I wanted to know more about them, so I downloaded data from Baseball Prospectus and plotted some things. The new scores are available for all seasons from 2008 through 2017, so everything that follows is based on that period. The first thing I discovered is that none of them display a strong relationship with FIP, DRA, or ERA. To me, this is an indication that these new scores are a meaningful, nonredundant addition to the pitching stat line.
Power Score goes beyond pure velocity, measuring the extent to which pitchers rely on it in terms of fastball usage and velocity of offspeed pitches. Power pitchers are generally thought of as strikeout artists, who may sacrifice some control as a tradeoff for increased speed. To see what Power Score says about that theory, I plotted it against strikeouts and walks plus HBP per plate appearance.
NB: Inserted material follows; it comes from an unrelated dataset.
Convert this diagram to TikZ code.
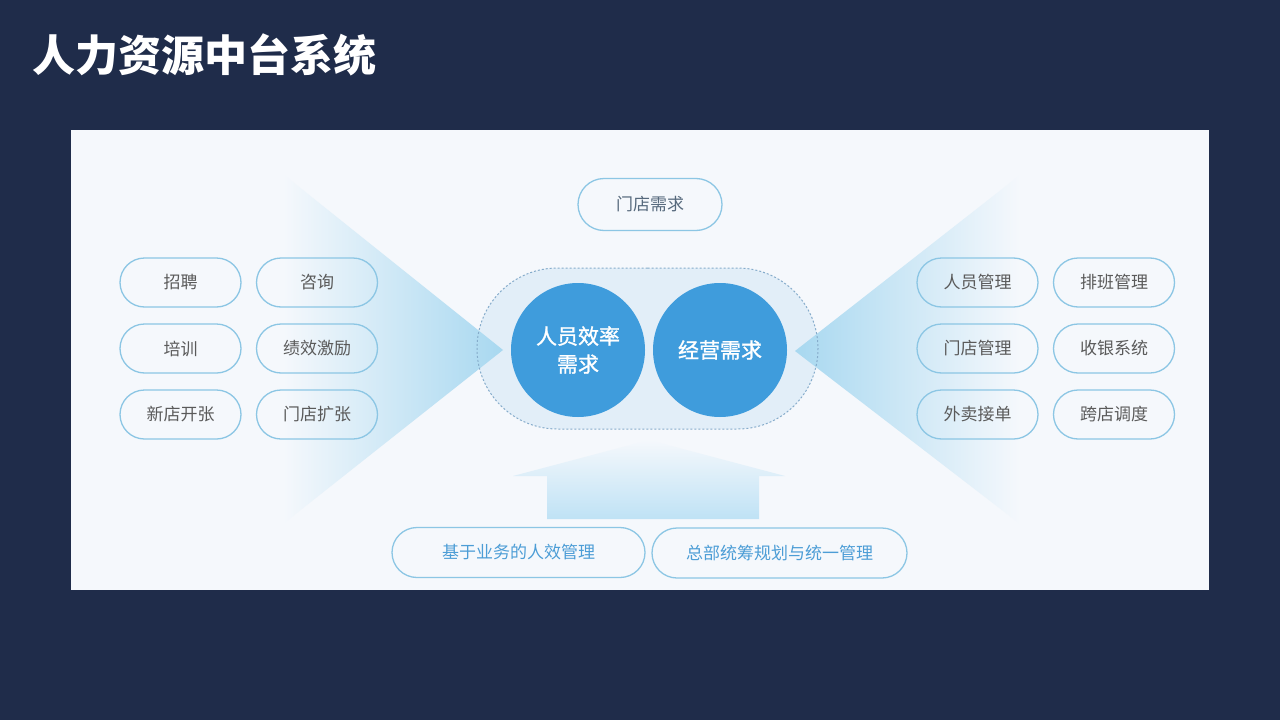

Neither of the above plots show any discernible correlation. Power Score is meant to be a reflection of a pitcher’s process, not his results, and the plots support that claim. Now let’s see the other side of the supposed tradeoff.
Nothing there either. I wasn’t necessarily expecting to see anything. Rather, this confirms that Baseball Prospectus is distinguishing command from control (i.e. not walking or hitting batters), which is important. Again, the focus is on process, not outcomes.
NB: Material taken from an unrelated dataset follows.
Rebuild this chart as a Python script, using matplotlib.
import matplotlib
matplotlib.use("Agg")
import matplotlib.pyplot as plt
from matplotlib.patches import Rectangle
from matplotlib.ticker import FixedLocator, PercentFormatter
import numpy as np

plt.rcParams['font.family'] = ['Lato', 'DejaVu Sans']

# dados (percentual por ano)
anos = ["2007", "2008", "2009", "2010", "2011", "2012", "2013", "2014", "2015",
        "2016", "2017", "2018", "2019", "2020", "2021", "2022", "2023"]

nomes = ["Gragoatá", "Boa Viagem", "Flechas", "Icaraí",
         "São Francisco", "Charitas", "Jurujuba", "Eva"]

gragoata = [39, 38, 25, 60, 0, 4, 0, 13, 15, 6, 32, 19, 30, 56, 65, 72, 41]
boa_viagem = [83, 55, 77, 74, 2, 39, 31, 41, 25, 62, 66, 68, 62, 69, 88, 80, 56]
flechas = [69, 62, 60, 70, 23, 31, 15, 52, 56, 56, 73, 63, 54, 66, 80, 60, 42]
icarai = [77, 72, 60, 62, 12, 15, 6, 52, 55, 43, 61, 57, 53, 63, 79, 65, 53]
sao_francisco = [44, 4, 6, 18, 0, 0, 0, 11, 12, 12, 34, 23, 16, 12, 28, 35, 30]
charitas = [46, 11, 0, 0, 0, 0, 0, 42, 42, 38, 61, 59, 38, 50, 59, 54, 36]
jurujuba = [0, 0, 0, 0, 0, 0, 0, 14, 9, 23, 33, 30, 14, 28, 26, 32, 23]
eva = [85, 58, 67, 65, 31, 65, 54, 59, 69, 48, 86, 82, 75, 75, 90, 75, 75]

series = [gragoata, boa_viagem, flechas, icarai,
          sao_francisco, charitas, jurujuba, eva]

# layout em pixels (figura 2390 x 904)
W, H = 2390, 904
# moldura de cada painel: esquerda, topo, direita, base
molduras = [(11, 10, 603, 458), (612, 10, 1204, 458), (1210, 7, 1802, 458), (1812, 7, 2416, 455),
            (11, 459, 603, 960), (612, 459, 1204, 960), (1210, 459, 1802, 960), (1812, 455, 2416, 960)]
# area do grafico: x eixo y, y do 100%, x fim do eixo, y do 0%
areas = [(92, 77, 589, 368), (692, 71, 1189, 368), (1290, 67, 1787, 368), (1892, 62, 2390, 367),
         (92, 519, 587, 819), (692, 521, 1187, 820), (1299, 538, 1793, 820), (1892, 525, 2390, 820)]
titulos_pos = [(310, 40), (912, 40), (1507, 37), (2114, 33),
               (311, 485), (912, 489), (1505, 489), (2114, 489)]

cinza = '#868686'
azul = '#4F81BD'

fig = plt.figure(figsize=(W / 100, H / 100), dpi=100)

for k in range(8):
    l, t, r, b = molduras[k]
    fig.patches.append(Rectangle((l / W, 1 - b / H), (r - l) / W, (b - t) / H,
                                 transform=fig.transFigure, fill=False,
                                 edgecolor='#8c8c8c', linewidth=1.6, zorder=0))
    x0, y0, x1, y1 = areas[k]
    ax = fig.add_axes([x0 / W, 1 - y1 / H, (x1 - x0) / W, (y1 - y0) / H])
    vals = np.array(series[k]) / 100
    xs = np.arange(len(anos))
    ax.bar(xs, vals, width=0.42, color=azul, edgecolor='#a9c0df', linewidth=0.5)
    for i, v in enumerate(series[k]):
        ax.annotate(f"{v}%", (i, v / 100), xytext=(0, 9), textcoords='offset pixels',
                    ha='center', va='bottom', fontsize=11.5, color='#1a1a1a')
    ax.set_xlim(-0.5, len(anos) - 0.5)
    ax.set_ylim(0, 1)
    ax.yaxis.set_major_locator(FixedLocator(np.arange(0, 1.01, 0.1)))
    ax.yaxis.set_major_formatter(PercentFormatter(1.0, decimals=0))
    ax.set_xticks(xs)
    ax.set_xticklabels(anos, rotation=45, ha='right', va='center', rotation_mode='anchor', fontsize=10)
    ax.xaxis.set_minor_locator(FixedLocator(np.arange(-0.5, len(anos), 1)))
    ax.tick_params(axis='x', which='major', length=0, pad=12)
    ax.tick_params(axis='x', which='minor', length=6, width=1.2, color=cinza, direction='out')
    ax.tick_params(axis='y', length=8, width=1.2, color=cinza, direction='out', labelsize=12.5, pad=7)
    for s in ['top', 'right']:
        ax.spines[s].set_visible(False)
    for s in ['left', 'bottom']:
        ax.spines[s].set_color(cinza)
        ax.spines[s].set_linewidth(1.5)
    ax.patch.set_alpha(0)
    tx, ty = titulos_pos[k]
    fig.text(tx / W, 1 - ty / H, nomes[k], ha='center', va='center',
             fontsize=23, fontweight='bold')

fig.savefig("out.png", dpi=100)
Stamina Score is a measure of workload based on pitches thrown, batters faced, and days of rest. The plots below show how it relates to traditional workload stats used to assess starting pitchers.
Unlike the others, Stamina Score is founded in results more than process. There is clearly a relationship; the more innings pitched, the higher the score. However, there is enough variation in the bottom half of the chart to prove that it’s not all about innings or games pitched. Given the rise of “bullpenning” in today’s game, Stamina Score might provide a more meaningful measure of durability and reliability.
Next, I looked at the year-to-year correlations for each of these scores. A strong correlation from year one to year two suggests that the stat measures a repeatable skill among players, while a weak correlation implies year-to-year performance that is more influenced by random variation than talent.
The plots show strong correlations for Power Score and Command Score, and a moderate correlation for Stamina Score. This makes sense. Pitchers who throw hard continue to throw hard. Likewise, pitchers who throw strikes continue to throw strikes, though with less certainty. Stamina shows even less certainty from year to year, as injuries and ineffectiveness take their toll.
The colors distinguish between starters and relievers (determined by whether they threw more innings as a starter or in relief), and we can also see differences there. In the Power plot, you can see more red (relievers) at the high end and more blue (starters) at the low end. The opposite is true in the Command plot if you look close enough, and there is a clear distinction in the Stamina plot. All of this aligns with what we see watching the game. I dove deeper into the difference between starters and relievers, but the above plots pretty much sum it all up.
One more plot, showing the average scores for each age (minimum 10 pitcher seasons per age).
As we’ve seen throughout this exercise, power runs converse to command. Starters and relievers lose power equally as they age, while Command Score generally improves with age. Stamina scores for starters remain fairly constant across all ages, while they decrease over time for relievers. I suspect this is related to young pitchers serving in long relief roles initially, then progressing towards regular middle or late inning work.
That’s it for now. None of this is particularly surprising, but hopefully it sets a baseline and builds some comfort with these stats going forward. I am particularly interested in Command Score, having attempted to quantify command myself in a somewhat similar fashion. I'm in the process of updating my work on that topic and will have a post soon comparing it to BP’s Command Score.